Aquel lejano mundo rural, inundado de un paisaje hermoso, con volcanes nevados que invitaban a la contemplación, en una época que las distancias y los tiempos no apremiaban, se transformó radicalmente. El Ecuador pasó a ser otro. Más que duplicó su población en apenas cuatro décadas. En un estado con las carencias arrastradas desde épocas pasadas, aquello significó un cambio sustancial. Las ciudades crecieron, los sectores medios se expandieron, con ello advino la presión sobre la vivienda y el transporte, lo cual modificó en forma definitiva el paisaje urbano. Las aglomeraciones, los líos del tráfico, alteraron el humor de los habitantes; y, aquellas ciudades pequeñas y apacibles, en que las fiestas se celebraban con los amigos del barrio, sólo quedan en la memoria, desaparecieron quizás para siempre. Su conformación es otra. La migración interna impuso otros vecinos extraños. Cada quien inmerso en su gesta diaria, está de espaldas al otro, la charla y la conversación pasaron a ser asuntos de antaño. El día a día nos consume, nos agota. No hay tiempo para conmiseraciones.
Es el país de los actuales momentos. No se puede decir si es mejor o peor que el que conocimos de jóvenes. Simplemente es diferente y con otras particularidades. Lo que sí estamos en capacidad de hacer es reflexionar sobre las condiciones de ahora, analizar las variables que condicionarán su futuro y buscar soluciones adecuadas para que los días por venir encuentren un espacio más agradable, que no se destruyan las cosas buenas, que las presiones del mundo moderno no trastornen más el entorno y que las exigencias del desarrollo vayan de la mano con la necesidad de conservar las bellezas naturales.
Tanto en lo físico como en lo humano nuestras preocupaciones deben dirigirse hacia la nación del futuro, en el que se desenvolverán las nuevas generaciones, a fin que tengan los insumos mínimos para hacer un espacio del que se sientan orgullosos y se realicen a cabalidad como seres humanos. Que sean libres para tomar sus propias decisiones, respetuosos del que piense diferente, conscientes que por más que parezca no existen iluminados que les priven de la tarea de construir sus propios destinos.

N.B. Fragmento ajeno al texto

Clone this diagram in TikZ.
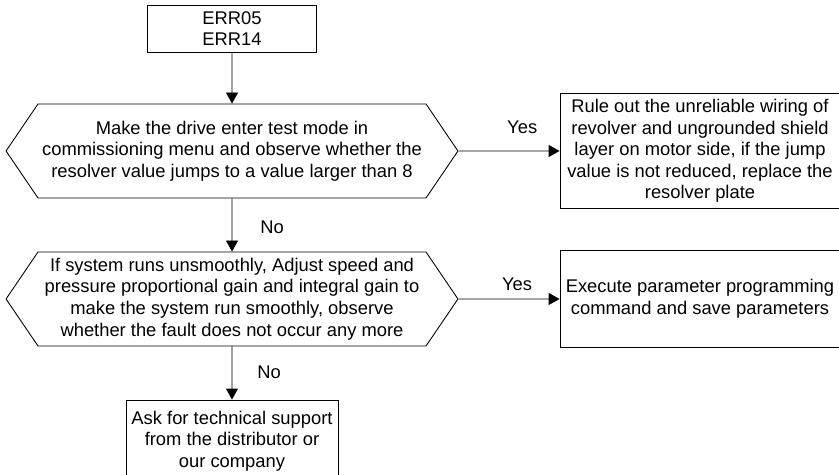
\documentclass[tikz,border=0pt]{standalone}
\usepackage{fontspec}
\setmainfont{Liberation Sans}
\usetikzlibrary{arrows.meta,positioning,shapes.symbols}

\begin{document}
\begin{tikzpicture}[
  x=0.02cm, y=-0.02cm,
  font=\fontsize{10.45}{12.3}\selectfont,
  blk/.style={draw,line width=0.5pt,align=center,inner sep=0pt},
  dec/.style={signal,signal to=west and east,signal pointer angle=111.6,
              draw,line width=0.5pt,align=center,inner sep=0pt,
              minimum width=9.04cm,minimum height=1.88cm},
  flw/.style={-{Triangle[length=0.22cm,width=0.24cm]},line width=0.5pt},
  lbl/.style={inner sep=0pt}]
\useasboundingbox (0,0) rectangle (839,475);

% ---------------- fault codes ----------------
\node[blk,minimum width=3.38cm,minimum height=0.94cm] (err) at (232,28.5)
  {ERR05\\ERR14};

% ---------------- first check: resolver ----------------
\node[dec] (q1) at (232,151)
  {Make the drive enter test mode in\\commissioning menu and observe whether the\\resolver value jumps to a value larger than 8};
\node[blk,minimum width=5.6cm,minimum height=2.3cm] (rule) at (700,151)
  {Rule out the unreliable wiring of\\revolver and ungrounded shield\\layer on motor side, if the jump\\value is not reduced, replace the\\resolver plate};
\draw[flw] (err) -- (q1);
\draw[flw] (q1) -- node[lbl,pos=0.63,above=0.33cm] {Yes} (rule);

% ---------------- second check: gains ----------------
\node[dec] (q2) at (232,299)
  {If system runs unsmoothly, Adjust speed and\\pressure proportional gain and integral gain to\\make the system run smoothly, observe\\whether the fault does not occur any more};
\node[blk,minimum width=5.6cm,minimum height=1.94cm] (save) at (700,299)
  {Execute parameter programming\\command and save parameters};
\draw[flw] (q1) -- node[lbl,pos=0.54,right=0.56cm] {No} (q2);
\draw[flw] (q2) -- node[lbl,pos=0.58,above=0.15cm] {Yes} (save);

% ---------------- support ----------------
\node[blk,minimum width=4.24cm,minimum height=1.64cm] (ask) at (232,441)
  {Ask for technical support\\from the distributor or\\our company};
\draw[flw] (q2) -- node[lbl,pos=0.48,right=0.5cm] {No} (ask);
\end{tikzpicture}
\end{document}
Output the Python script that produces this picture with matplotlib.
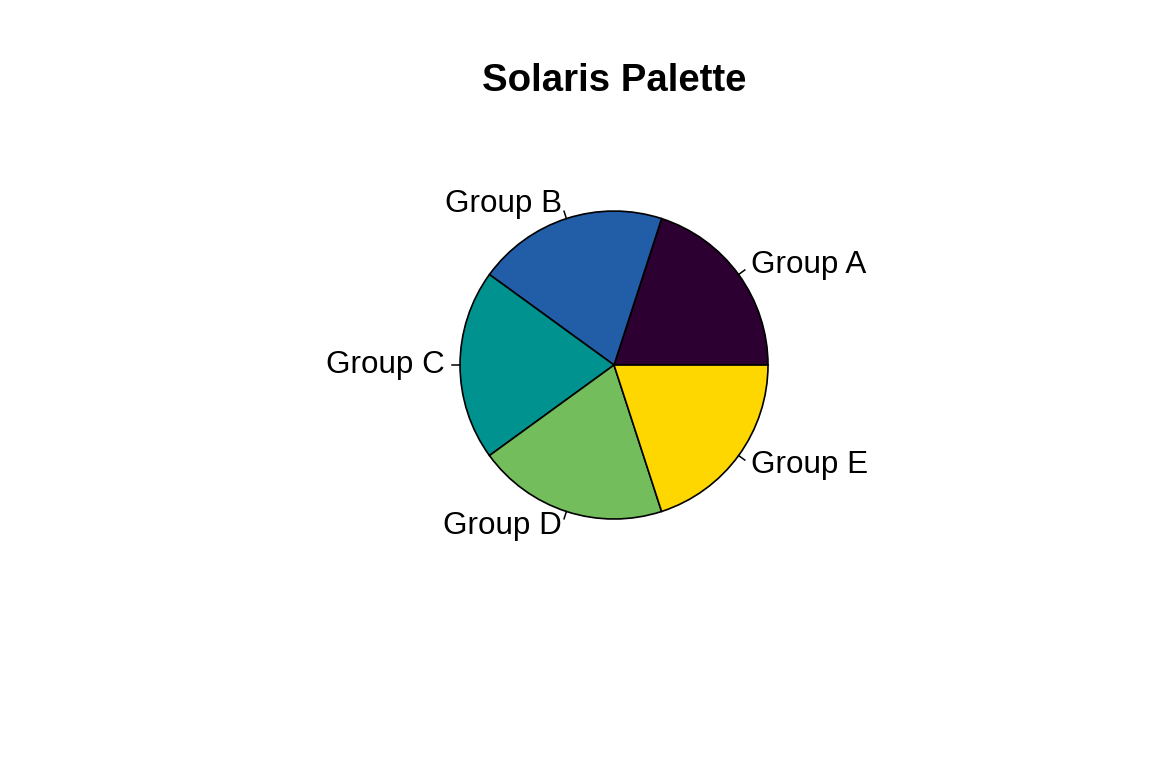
import matplotlib

matplotlib.use("Agg")
import matplotlib.pyplot as plt
import numpy as np

plt.rcParams["font.family"] = ["Liberation Sans", "DejaVu Sans"]

# data
groups = ["Group A", "Group B", "Group C", "Group D", "Group E"]
values = [1, 1, 1, 1, 1]
colors = ["#2C0030", "#225DA8", "#00928F", "#74BD5C", "#FFD700"]

fig = plt.figure(figsize=(11.52, 7.68), dpi=100)
# square axes centred on the pie (R base style)
ax = fig.add_axes([0.3993, 0.3242, 0.2674, 0.401])
ax.pie(
    values,
    colors=colors,
    startangle=0,
    counterclock=True,
    radius=1.0,
    wedgeprops=dict(edgecolor="black", linewidth=1.2),
)
ax.set_xlim(-1, 1)
ax.set_ylim(-1, 1)
ax.set_aspect("equal")
ax.axis("off")

# R-style labels: tick from r to 1.05 r, text at 1.1 r
cum = np.cumsum([0] + values)
total = cum[-1]
for i, g in enumerate(groups):
    mid = 2 * np.pi * (cum[i] + cum[i + 1]) / 2 / total
    c, s = np.cos(mid), np.sin(mid)
    ax.plot([c, 1.05 * c], [s, 1.05 * s], color="black", lw=1.1, clip_on=False)
    ax.text(
        1.1 * c, 1.1 * s, g,
        ha="left" if c > 0 else "right",
        va="center",
        fontsize=22.6,
        clip_on=False,
    )

fig.text(0.533, 1 - 81 / 768, "Solaris Palette", ha="center", va="center",
         fontsize=27.6, fontweight="bold")

plt.savefig("out.png", dpi=100)
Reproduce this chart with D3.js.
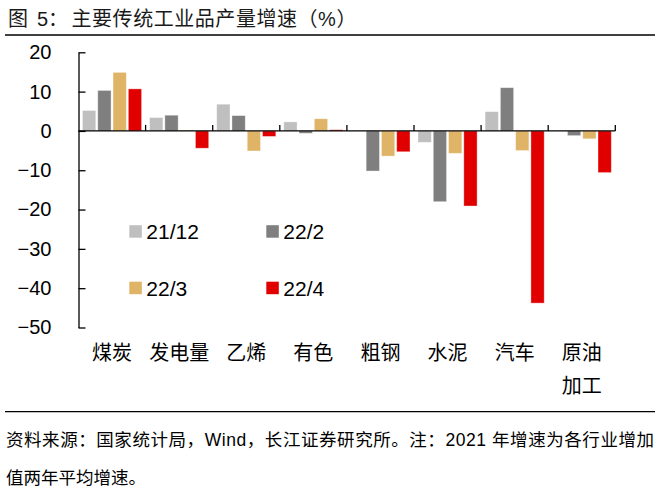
<!DOCTYPE html>
<html>
<head>
<meta charset="utf-8">
<script src="https://cdn.jsdelivr.net/npm/d3@7"></script>
<style>
  body { margin: 0; background: #fff; }
  text { font-family: "Liberation Sans", Arial, "Noto Sans CJK SC", sans-serif; }
</style>
</head>
<body>
<div id="chart"></div>
<script>
// data
const categories = ["煤炭", "发电量", "乙烯", "有色", "粗钢", "水泥", "汽车", "原油加工"];
const catLines = [["煤炭"], ["发电量"], ["乙烯"], ["有色"], ["粗钢"], ["水泥"], ["汽车"], ["原油", "加工"]];
const seriesNames = ["21/12", "22/2", "22/3", "22/4"];
const s2112 = [5.2, 3.4, 6.8, 2.3, 0, -2.9, 4.9, 0];
const s222  = [10.3, 4.0, 3.9, -0.6, -10.2, -18.0, 11.0, -1.2];
const s223  = [14.9, 0.2, -5.1, 3.1, -6.4, -5.7, -5.0, -2.0];
const s224  = [10.7, -4.4, -1.4, 0.3, -5.3, -19.1, -43.8, -10.6];
const yTicks = [20, 10, 0, -10, -20, -30, -40, -50];
const colors = ["#bfbfbf", "#7f7f7f", "#dfb466", "#e00000"];

const allSeries = [s2112, s222, s223, s224];

const W = 667, H = 496;
const svg = d3.select("#chart").append("svg")
    .attr("width", W).attr("height", H);

// title
const title = svg.append("text")
    .attr("x", 8).attr("y", 26)
    .attr("font-size", 20)
    .attr("fill", "#1a1a1a");
title.append("tspan").text("图");
title.append("tspan").attr("x", 37).text("5：");
title.append("tspan").attr("x", 71.5).attr("letter-spacing", 0.55).text("主要传统工业品产量增速（%）");
svg.append("line")
    .attr("x1", 5).attr("x2", 655).attr("y1", 35).attr("y2", 35)
    .attr("stroke", "#000").attr("stroke-width", 1.3);

// scales
const x = d3.scaleBand().domain(categories).range([78.5, 615.3]);
const xs = d3.scaleBand().domain(seriesNames).range([4, x.bandwidth() - 4]).paddingInner(0.13);
const y = d3.scaleLinear().domain([-50, 20]).range([327.5, 52.3]);

// bars
const g = svg.append("g");
seriesNames.forEach(function(name, si) {
  g.selectAll(".bar" + si)
    .data(allSeries[si])
    .join("rect")
      .attr("x", (d, i) => x(categories[i]) + xs(name))
      .attr("width", xs.bandwidth())
      .attr("y", d => y(Math.max(0, d)))
      .attr("height", d => Math.abs(y(d) - y(0)))
      .attr("fill", colors[si])
      .attr("stroke", "#fff").attr("stroke-opacity", 0.45).attr("stroke-width", 0.8);
});

// y axis
const yAxis = svg.append("g")
    .attr("transform", "translate(78.5,0)")
    .call(d3.axisLeft(y).tickValues(yTicks).tickSizeInner(-7).tickSizeOuter(0).tickPadding(27));
yAxis.select(".domain").attr("stroke", "#000").attr("stroke-width", 1.3);
yAxis.selectAll(".tick line").attr("stroke", "#000").attr("stroke-width", 1.3);
yAxis.selectAll(".tick text")
    .attr("font-size", 20).attr("fill", "#000")
    .attr("font-family", "Liberation Sans, Arial, sans-serif");

// zero line with category ticks
svg.append("line")
    .attr("x1", 78.5).attr("x2", 615.3).attr("y1", y(0)).attr("y2", y(0))
    .attr("stroke", "#000").attr("stroke-width", 1.3);
const bounds = categories.map(c => x(c)).slice(1).concat([x.range()[1]]);
svg.selectAll(".xtick")
  .data(bounds)
  .join("line")
    .attr("x1", d => d).attr("x2", d => d)
    .attr("y1", y(0)).attr("y2", y(0) - 6)
    .attr("stroke", "#000").attr("stroke-width", 1.3);

// category labels
catLines.forEach(function(lines, i) {
  lines.forEach(function(t, j) {
    svg.append("text")
      .attr("x", x(categories[i]) + x.bandwidth() / 2)
      .attr("y", 360 + j * 33)
      .attr("text-anchor", "middle")
      .attr("font-size", 20)
      .attr("fill", "#000")
      .text(t);
  });
});

// legend
const legendPos = [[129.3, 231.5], [266.3, 231.5], [129.3, 288], [266.3, 288]];
seriesNames.forEach(function(name, i) {
  svg.append("rect")
    .attr("x", legendPos[i][0]).attr("y", legendPos[i][1] - 6.3)
    .attr("width", 12.5).attr("height", 12.5)
    .attr("fill", colors[i]);
  svg.append("text")
    .attr("x", legendPos[i][0] + 17).attr("y", legendPos[i][1])
    .attr("dy", "0.36em")
    .attr("font-size", 21)
    .attr("fill", "#000")
    .text(name);
});

// footer
svg.append("line")
    .attr("x1", 5).attr("x2", 655).attr("y1", 411.7).attr("y2", 411.7)
    .attr("stroke", "#000").attr("stroke-width", 1.3);
svg.append("text")
    .attr("x", 6).attr("y", 446)
    .attr("font-size", 17.5)
    .attr("fill", "#000")
    .attr("textLength", 648).attr("lengthAdjust", "spacing")
    .text("资料来源：国家统计局，Wind，长江证券研究所。注：2021 年增速为各行业增加");
svg.append("text")
    .attr("x", 6).attr("y", 484)
    .attr("font-size", 17.5)
    .attr("fill", "#000")
    .text("值两年平均增速。");
</script>
</body>
</html>
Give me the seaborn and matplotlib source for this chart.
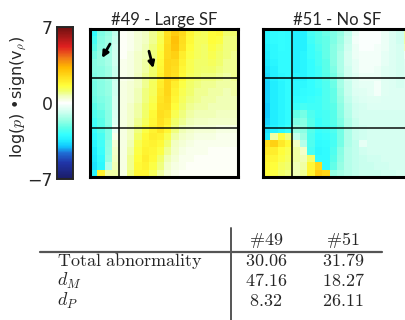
import numpy as np
import pandas as pd
import matplotlib
matplotlib.use("Agg")
import matplotlib.pyplot as plt
import seaborn as sns
from matplotlib.colors import LinearSegmentedColormap

sns.set_style("white")
plt.rcParams["font.family"] = ["DejaVu Sans"]
plt.rcParams["mathtext.fontset"] = "cm"

# ---------------- data ----------------
titles = ["#49 - Large SF", "#51 - No SF"]
vmin, vmax = -7, 7
cbar_ticks = [-7, 0, 7]

abn49 = [
    [-2.9,-1.9,-1.6,-1.0, 0.1,0.2,0.4,0.6,0.9,1.3,2.3,2.8,2.5,1.8,1.4,1.3,1.6,1.7,1.1,1.1],
    [-2.6,-1.8,-1.5,-0.9, 0.1,0.2,0.4,0.6,0.9,1.4,2.4,3.1,2.4,1.7,1.3,1.3,1.6,1.5,1.0,1.0],
    [-2.3,-1.7,-1.5,-0.8, 0.1,0.2,0.4,0.7,1.0,1.5,2.5,3.0,2.3,1.6,1.3,1.2,1.5,1.3,1.0,1.0],
    [-2.0,-1.6,-1.4,-0.8, 0.1,0.3,0.5,0.7,1.0,1.6,2.5,2.7,2.0,1.5,1.3,1.2,1.4,1.2,1.0,0.9],
    [-1.8,-1.6,-1.4,-0.8, 0.2,0.3,0.5,0.8,1.1,1.7,2.6,2.5,1.9,1.4,1.2,1.2,1.3,1.1,0.9,0.9],
    [-1.8,-1.7,-1.5,-0.9, 0.2,0.3,0.5,0.8,1.1,1.8,2.6,2.4,1.8,1.4,1.2,1.1,1.2,1.0,0.9,0.9],
    [-1.9,-1.7,-1.5,-0.9, 0.2,0.3,0.6,0.9,1.2,1.9,2.6,2.3,1.7,1.3,1.1,1.0,1.0,0.9,0.8,0.9],
    [-2.0,-1.8,-1.6,-0.8, 0.3,0.4,0.6,0.9,1.3,2.0,2.6,2.0,1.5,1.2,1.0,0.9,0.9,0.8,0.8,0.8],
    [-2.0,-1.8,-1.6,-0.8, 0.3,0.4,0.7,1.0,1.3,2.1,2.6,1.9,1.4,1.1,0.9,0.9,0.8,0.8,0.7,0.8],
    [-2.1,-1.9,-1.7,-0.7, 0.3,0.4,0.7,1.0,1.4,2.2,2.5,1.8,1.3,1.0,0.9,0.8,0.8,0.7,0.7,0.7],
    [-2.3,-2.0,-1.7,-0.7, 0.3,0.5,0.8,1.1,1.5,2.3,2.4,1.6,1.2,0.9,0.8,0.8,0.7,0.7,0.7,0.7],
    [-2.5,-2.2,-1.8,-0.6, 0.3,0.5,0.8,1.2,1.7,2.4,2.2,1.4,1.0,0.8,0.7,0.7,0.7,0.6,0.6,0.6],
    [-2.7,-2.3,-1.8,-0.5, 0.3,0.5,0.9,1.3,1.8,2.3,2.0,1.2,0.9,0.7,0.6,0.6,0.5,0.5,0.5,0.5],
    [-2.8,-2.4,-1.9,-0.3, 0.3,0.6,1.0,1.5,1.9,2.2,1.8,1.0,0.7,0.5,0.4,0.4,0.4,0.3,0.3,0.3],
    [-3.0,-2.6,-1.9, 0.2, 0.3,0.6,1.2,1.7,2.0,1.9,1.4,0.8,0.5,0.4,0.3,0.3,0.3,0.2,0.2,0.2],
    [-3.2,-2.7,-1.8, 0.4, 0.3,0.7,1.4,1.8,1.9,1.7,1.1,0.6,0.4,0.3,0.2,0.2,0.2,0.2,0.2,0.2],
    [-3.4,-2.8,-1.7, 0.5, 0.3,0.8,1.5,1.9,1.8,1.5,0.9,0.5,0.3,0.2,0.2,0.2,0.1,0.1,0.1,0.1],
    [-3.5,-3.0,-1.6, 0.6, 0.3,0.9,1.6,2.0,1.7,1.2,0.7,0.4,0.2,0.2,0.1,0.1,0.1,0.1,0.1,0.1],
    [-3.6,-3.1,-1.2, 0.7, 0.3,0.9,1.7,1.9,1.5,1.0,0.5,0.3,0.2,0.1,0.1,0.1,0.1,0.1,0.1,0.1],
    [-3.2, 1.9, 0.8, 0.8, 0.3,1.0,1.8,1.8,1.3,0.8,0.4,0.2,0.1,0.1,0.1,0.1,0.1,0.1,0.1,0.1],
]

abn51 = [
    [-3.2,-3.0,-2.9,-3.0,-3.3,-3.3,-2.6,-2.4,-2.1,-1.9,-1.6,-1.0,-0.3,-0.1,-0.1,-0.1,-0.3,-0.6,-0.8, 0.8],
    [-3.2,-3.0,-2.9,-3.0,-3.3,-3.3,-2.7,-2.4,-2.2,-1.9,-1.5,-0.9,-0.2,-0.1,-0.1,-0.1,-0.3,-0.6,-0.8, 0.8],
    [-3.3,-3.1,-2.9,-3.0,-3.3,-3.3,-2.8,-2.5,-2.2,-1.8,-1.4,-0.8,-0.3,-0.1,-0.1,-0.2,-0.3,-0.6,-0.7, 0.6],
    [-3.4,-3.1,-3.0,-3.0,-3.3,-3.2,-2.8,-2.6,-2.2,-1.8,-1.3,-0.7,-0.3,-0.2,-0.2,-0.2,-0.4,-0.6,-0.7,-0.3],
    [-3.5,-3.2,-3.0,-3.0,-3.3,-3.2,-2.9,-2.6,-2.3,-1.8,-1.3,-0.7,-0.4,-0.2,-0.2,-0.2,-0.4,-0.6,-0.7,-0.5],
    [-3.6,-3.3,-3.0,-3.0,-3.3,-3.2,-2.9,-2.7,-2.3,-1.9,-1.3,-0.8,-0.4,-0.2,-0.2,-0.3,-0.5,-0.6,-0.7,-0.6],
    [-3.7,-3.3,-3.1,-3.0,-3.2,-3.2,-2.9,-2.7,-2.4,-2.0,-1.4,-0.8,-0.5,-0.3,-0.3,-0.3,-0.5,-0.6,-0.7,-0.6],
    [-3.8,-3.4,-3.2,-3.0,-3.1,-3.1,-2.9,-2.7,-2.5,-2.1,-1.4,-0.9,-0.5,-0.4,-0.4,-0.2,-0.5,-0.6,-0.7,-0.6],
    [-3.8,-3.4,-3.2,-3.0,-3.1,-3.0,-2.9,-2.8,-2.5,-2.2,-1.5,-0.9,-0.6,-0.5,-0.4,-0.2,-0.5,-0.6,-0.6,-0.6],
    [-3.8,-3.4,-3.2,-3.0,-3.0,-2.9,-2.8,-2.7,-2.5,-2.2,-1.6,-1.0,-0.7,-0.6,-0.5,-0.5,-0.6,-0.6,-0.6,-0.6],
    [-3.9,-3.4,-3.2,-3.0,-2.8,-2.6,-2.7,-2.7,-2.5,-2.3,-1.7,-1.1,-0.8,-0.7,-0.6,-0.6,-0.6,-0.6,-0.6,-0.6],
    [-3.9,-3.4,-3.2,-3.0,-2.2,-2.0,-2.5,-2.7,-2.6,-2.4,-1.8,-1.2,-0.8,-0.7,-0.7,-0.7,-0.7,-0.7,-0.7,-0.7],
    [-3.8,-3.4,-3.2,-3.0,-1.9,-1.8,-2.4,-2.8,-2.6,-2.4,-1.9,-1.3,-0.9,-0.7,-0.7,-0.7,-0.7,-0.7,-0.7,-0.7],
    [-3.6,-3.3,-3.1,-2.8,-1.6,-1.7,-2.4,-2.8,-2.7,-2.5,-2.0,-1.3,-0.9,-0.8,-0.7,-0.7,-0.7,-0.7,-0.7,-0.7],
    [-3.4, 0.8, 1.5, 1.0,-1.0,-1.5,-2.5,-2.9,-2.8,-2.6,-2.0,-1.3,-0.9,-0.8,-0.7,-0.7,-0.7,-0.7,-0.7,-0.7],
    [ 2.4, 2.7, 2.1, 1.7, 0.6,-1.2,-2.5,-3.0,-2.9,-2.6,-2.0,-1.3,-1.0,-0.4,-0.7,-0.7,-0.7,-0.7,-0.7,-0.7],
    [ 2.1, 2.0, 1.6, 1.4, 0.8, 0.5,-2.6,-3.1,-3.0,-2.5,-1.8,-1.2,-1.0,-0.8,-0.7,-0.7,-0.7,-0.7,-0.7,-0.7],
    [ 1.9, 1.8, 1.5, 1.3, 0.8, 0.7, 1.2,-3.0,-3.0,-2.4,-1.7,-1.2,-1.0,-0.9,-0.8,-0.8,-0.7,-0.7,-0.7,-0.7],
    [ 1.8, 1.6, 1.3, 1.1, 0.7, 0.8, 1.8, 2.5,-3.0,-2.2,-1.6,-1.2,-1.0,-0.9,-0.9,-0.8,-0.8,-0.7,-0.7,-0.7],
    [ 1.6, 1.5, 1.2, 1.0, 0.7, 0.9, 1.9, 2.8, 2.6,-1.6,-1.4,-1.2,-1.0,-0.9,-0.9,-0.9,-0.8,-0.8,-0.7,-0.7],
]

table_rows = [r"$\mathrm{Total\ abnormality}$", r"$d_M$", r"$d_P$"]
table_cols = [r"$\#49$", r"$\#51$"]
col49 = ["30.06", "47.16", "8.32"]
col51 = ["31.79", "18.27", "26.11"]

# ---------------- colormap ----------------
nodes = [(-7, "#1b1c66"), (-5.5, "#2035a8"), (-4.6, "#1f6fd6"), (-4.0, "#10c8ff"),
         (-3.4, "#22f0ff"), (-2.9, "#34ffff"), (-2.3, "#5cffe8"), (-1.6, "#98ffe4"),
         (-0.8, "#d0fff0"), (-0.3, "#ecfff6"), (0, "#ffffff"), (0.3, "#f6ffe2"),
         (0.7, "#f0ffb4"), (1.1, "#f0ff70"), (1.6, "#ffff3c"), (2.1, "#ffea28"),
         (2.7, "#ffd214"), (3.3, "#ffb800"), (4.2, "#f07818"), (5.2, "#e02020"),
         (6.2, "#a01818"), (7, "#701010")]
cmap = LinearSegmentedColormap.from_list(
    "abn", [((v - vmin) / (vmax - vmin), c) for v, c in nodes])

# ---------------- figure ----------------
W, H = 406, 320
fig = plt.figure(figsize=(W / 100, H / 100), dpi=100)

def fr(x0, y0, x1, y1):
    return [x0 / W, 1 - y1 / H, (x1 - x0) / W, (y1 - y0) / H]

cax = fig.add_axes(fr(57, 27, 73, 179))
ax1 = fig.add_axes(fr(90, 29, 238, 177))
ax2 = fig.add_axes(fr(263, 29, 411, 177))

for i, (ax, mat, title) in enumerate(zip([ax1, ax2], [abn49, abn51], titles)):
    df = pd.DataFrame(mat)
    sns.heatmap(df, ax=ax, cmap=cmap, vmin=vmin, vmax=vmax,
                cbar=(i == 0), cbar_ax=cax if i == 0 else None,
                xticklabels=False, yticklabels=False)
    n = df.shape[0]
    ax.axvline(n * 0.196, color="black", lw=1.1)
    ax.axhline(n / 3, color="black", lw=1.1)
    ax.axhline(2 * n / 3, color="black", lw=1.3, alpha=0.8)
    for s in ax.spines.values():
        s.set_visible(True)
        s.set_linewidth(2.2)
        s.set_color("black")
    ax.set_title(title, fontsize=12, pad=3, family=["Lato", "DejaVu Sans"])

# arrows on panel #49
arrow_kw = dict(arrowstyle="-|>", color="black", lw=2, mutation_scale=9,
                shrinkA=0, shrinkB=0)
ax1.annotate("", xy=(1.62, 3.92), xytext=(2.70, 2.03), arrowprops=arrow_kw)
ax1.annotate("", xy=(8.55, 5.3), xytext=(7.97, 3.0), arrowprops=arrow_kw)

# colorbar styling
cax.set_yticks(cbar_ticks)
cax.set_yticklabels(["\u22127", "0", "7"])
cax.yaxis.set_ticks_position("left")
cax.yaxis.set_label_position("left")
cax.tick_params(length=0, labelsize=12.5, pad=3)
for s in cax.spines.values():
    s.set_visible(True)
    s.set_linewidth(1.2)
fig.text(19 / W, 1 - 97 / H, "log($p$) \u2022sign(v$_\\rho$)",
         rotation=90, ha="center", va="center", fontsize=11.5)

# ---------------- table ----------------
tab = fig.add_axes([0, 0, 1, 1], facecolor="none")
tab.set_xlim(0, W)
tab.set_ylim(H, 0)
tab.axis("off")
tab.plot([40, 382], [252, 252], color="#555555", lw=1.6)
tab.plot([231, 231], [228, 320], color="#555555", lw=1.4)
col_x = [266, 343]
tfs = 13
for cx, lab in zip(col_x, table_cols):
    tab.text(cx, 240, lab, ha="center", va="center", fontsize=tfs)
row_y = [261, 281, 301]
for ry, lab, a, b in zip(row_y, table_rows, col49, col51):
    tab.text(57, ry, lab, ha="left", va="center", fontsize=tfs)
    tab.text(col_x[0], ry, r"$\mathrm{%s}$" % a, ha="center", va="center", fontsize=tfs)
    tab.text(col_x[1], ry, r"$\mathrm{%s}$" % b, ha="center", va="center", fontsize=tfs)

fig.savefig("out.png", dpi=100)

Quizá las generaciones actuales no tuvimos la capacidad de valorar en su real dimensión el país que heredamos y tenemos gran responsabilidad en el daño que se le ha hecho. De ahí la necesidad imperiosa de no repetir errores del pasado, aprender de ellos para trazar nuevas rutas y construir una sociedad con buenos estándares de bienestar, sin que se tenga que resignar libertades. La tarea es enorme pero, ventajosamente, como se puede apreciar en lo que se ve, escucha y se lee, hay hombres y mujeres, desde los más diversos espacios, empeñados en llevarla a cabo. Razón de sobra para que no nos invada ni nos gane el desaliento.